|Prerace photo with my cute pacer!|
The heat was heavy, my body sweaty, stomach sick from Gatorade, calves cramping and I just gave in a little around mile 19-20. Not a complete "I don't give an F" give in but an "I can't keep going this hard or I am going to pay for this" give in. So I walked a little. Then a little more. I did what I could do. I let my big goals go around mile 21 or 22. I negotiated with myself. Just break 3:45 I told myself. At least you will get in a good training run for Cleveland I told myself. You can try again. It's okay. Everyone is hurting. Not just you. Just do what you can do today. So I listened to my inner voice. I tried to run slower and steadier and just bring it home. I finished in 3:46:07. My husband was cramping and wanted to sit down for a few minutes. I couldn't. I just walked for a little bit and then stopped. And cried. Tears of frustration, exhaustion, disappointment, relief. The pressure that I put on myself temporarily removed. Until I try again. Soon. In less than three weeks - in Cleveland.

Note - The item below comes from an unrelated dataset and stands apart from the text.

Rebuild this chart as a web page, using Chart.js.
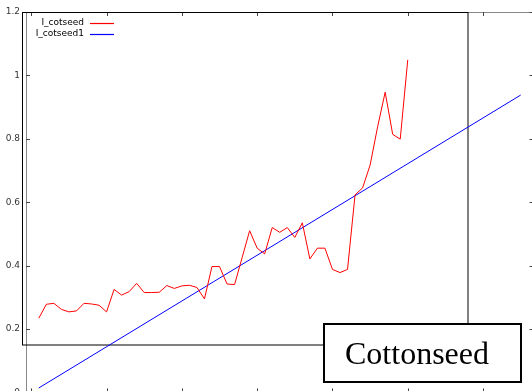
<!DOCTYPE html>
<html>
<head>
<meta charset="utf-8">
<script src="https://cdn.jsdelivr.net/npm/chart.js@4/dist/chart.umd.min.js"></script>
<style>
  html, body { margin: 0; padding: 0; background: #fff; overflow: hidden; width: 532px; height: 391px; }
  #c { position: absolute; left: 0; top: 0; }
</style>
</head>
<body>
<canvas id="c" width="545" height="410"></canvas>
<script>
// ---- data ----
const seriesNames = ['I_cotseed', 'I_cotseed1'];
const seriesColors = ['#ff0000', '#0000ff'];
const cotseedX = [1,2,3,4,5,6,7,8,9,10,11,12,13,14,15,16,17,18,19,20,21,22,23,24,25,26,27,28,29,30,31,32,33,34,35,36,37,38,39,40,41,42,43,44,45,46,47,48,49,50];
const cotseedY = [0.234,0.278,0.281,0.262,0.254,0.257,0.281,0.279,0.275,0.254,
                  0.325,0.307,0.318,0.344,0.315,0.315,0.316,0.337,0.328,0.336,
                  0.338,0.331,0.295,0.397,0.397,0.342,0.340,0.425,0.510,0.455,
                  0.437,0.520,0.505,0.520,0.489,0.535,0.421,0.455,0.455,0.388,
                  0.378,0.388,0.623,0.645,0.717,0.838,0.947,0.814,0.799,1.049];
const fitX = [1, 65];
const fitY = [0.014, 0.938];
const yTickValues = [0, 0.2, 0.4, 0.6, 0.8, 1, 1.2];
const yTickLabels = ['0', '0.2', '0.4', '0.6', '0.8', '1', '1.2'];
const xTickValues = [0, 10, 20, 30, 40, 50, 60];
const boxLabel = 'Cottonseed';

const toPts = (xs, ys) => xs.map((x, i) => ({ x: x, y: ys[i] }));

const decor = {
  id: 'decor',
  beforeDatasetsDraw(chart) {
    const ctx = chart.ctx;
    const a = chart.chartArea;
    ctx.save();
    // gnuplot frame
    ctx.strokeStyle = '#888';
    ctx.lineWidth = 1;
    ctx.strokeRect(Math.round(a.left) + 0.5, Math.round(a.top) + 0.5,
                   Math.round(a.right - a.left), Math.round(a.bottom - a.top));
    // inward ticks
    ctx.strokeStyle = '#444';
    const ys = chart.scales.y, xs = chart.scales.x;
    yTickValues.forEach(v => {
      const py = Math.round(ys.getPixelForValue(v)) + 0.5;
      ctx.beginPath();
      ctx.moveTo(a.left, py); ctx.lineTo(a.left + 4, py);
      ctx.moveTo(a.right, py); ctx.lineTo(a.right - 4, py);
      ctx.stroke();
    });
    xTickValues.forEach(v => {
      const px = Math.round(xs.getPixelForValue(v)) + 0.5;
      ctx.beginPath();
      ctx.moveTo(px, a.top); ctx.lineTo(px, a.top + 4);
      ctx.moveTo(px, a.bottom); ctx.lineTo(px, a.bottom - 4);
      ctx.stroke();
    });
    // inner black rectangle
    ctx.strokeStyle = '#000';
    ctx.lineWidth = 1;
    ctx.strokeRect(22.5, 12.5, 445.5, 332.5);
    ctx.restore();
  },
  afterDraw(chart) {
    const ctx = chart.ctx;
    ctx.save();
    // legend
    ctx.font = '9px "DejaVu Sans"';
    ctx.textAlign = 'right';
    ctx.textBaseline = 'middle';
    seriesNames.forEach((name, i) => {
      const y = 22.5 + i * 11.5;
      ctx.fillStyle = '#000';
      ctx.fillText(name, 84, y);
      ctx.strokeStyle = seriesColors[i];
      ctx.lineWidth = 1.2;
      ctx.beginPath();
      ctx.moveTo(90, Math.round(y) + 0.5);
      ctx.lineTo(114, Math.round(y) + 0.5);
      ctx.stroke();
    });
    // label box
    ctx.fillStyle = '#fff';
    ctx.fillRect(324, 324, 197, 58);
    ctx.strokeStyle = '#000';
    ctx.lineWidth = 2;
    ctx.strokeRect(324, 324, 197, 58);
    ctx.fillStyle = '#000';
    ctx.font = '32px "Liberation Serif"';
    ctx.textAlign = 'left';
    ctx.textBaseline = 'alphabetic';
    ctx.fillText(boxLabel, 345, 364);
    ctx.restore();
  }
};

new Chart(document.getElementById('c'), {
  type: 'line',
  data: {
    datasets: [
      { label: seriesNames[0], data: toPts(cotseedX, cotseedY), borderColor: seriesColors[0], borderWidth: 1, pointRadius: 0, tension: 0, fill: false },
      { label: seriesNames[1], data: toPts(fitX, fitY), borderColor: seriesColors[1], borderWidth: 1, pointRadius: 0, tension: 0, fill: false }
    ]
  },
  options: {
    responsive: false,
    animation: false,
    devicePixelRatio: 1,
    layout: { padding: { left: 0, top: 12, right: 11.5, bottom: 17.6 } },
    plugins: { legend: { display: false }, tooltip: { enabled: false } },
    scales: {
      x: { type: 'linear', min: -0.7, max: 66.7, display: false },
      y: {
        type: 'linear', min: 0, max: 1.2,
        afterFit: s => { s.width = 26; },
        afterBuildTicks: s => { s.ticks = yTickValues.map(v => ({ value: v })); },
        grid: { display: false, drawTicks: false },
        border: { display: false },
        ticks: {
          padding: 6,
          color: '#333',
          font: { family: 'DejaVu Sans', size: 9 },
          callback: (v) => { const i = yTickValues.findIndex(t => Math.abs(t - v) < 1e-9); return i >= 0 ? yTickLabels[i] : ''; }
        }
      }
    }
  },
  plugins: [decor]
});
</script>
</body>
</html>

At times I wish I could just not care. Why can't I just do this for fun? Why do I need to compete? What makes me push myself so hard? So often? Maybe the need to control my environment? Maybe to prove to myself that I am good enough? Maybe something else? I can't say exactly what drives me. As long as I am competing I will compete against myself. I will set bigger goals. And I guess that's okay. I just want to achieve things so I set big goals and then I work hard for them. I take them seriously. I make them part of me. It's not right or wrong. That's just how it is. Thank goodness I am an amateur - I can't imagine the pressure of being an elite and having my paycheck depend on meeting my goals.

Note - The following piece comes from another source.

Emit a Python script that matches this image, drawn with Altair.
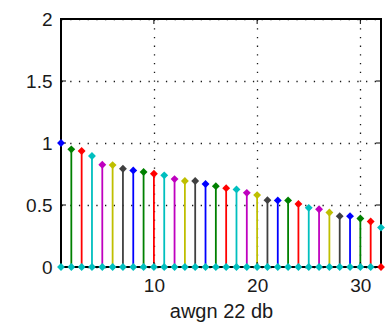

So now, I rest and recover. I prepare for the Cleveland Marathon, Green Jewel 50K and the Canal Corridor 100. One day at a time. One run at a time. One mile at a time. Who knows what the future holds. Maybe bigger things than I can even imagine in this moment. Maybe more disappointment. No matter what, the journey won't be boring. And I will learn something new - even if it is something as simple as accepting myself and my failures. At least I earned a sweet finisher medal, right? I also earned my hoppy beer at R. Shea Brewing after the race!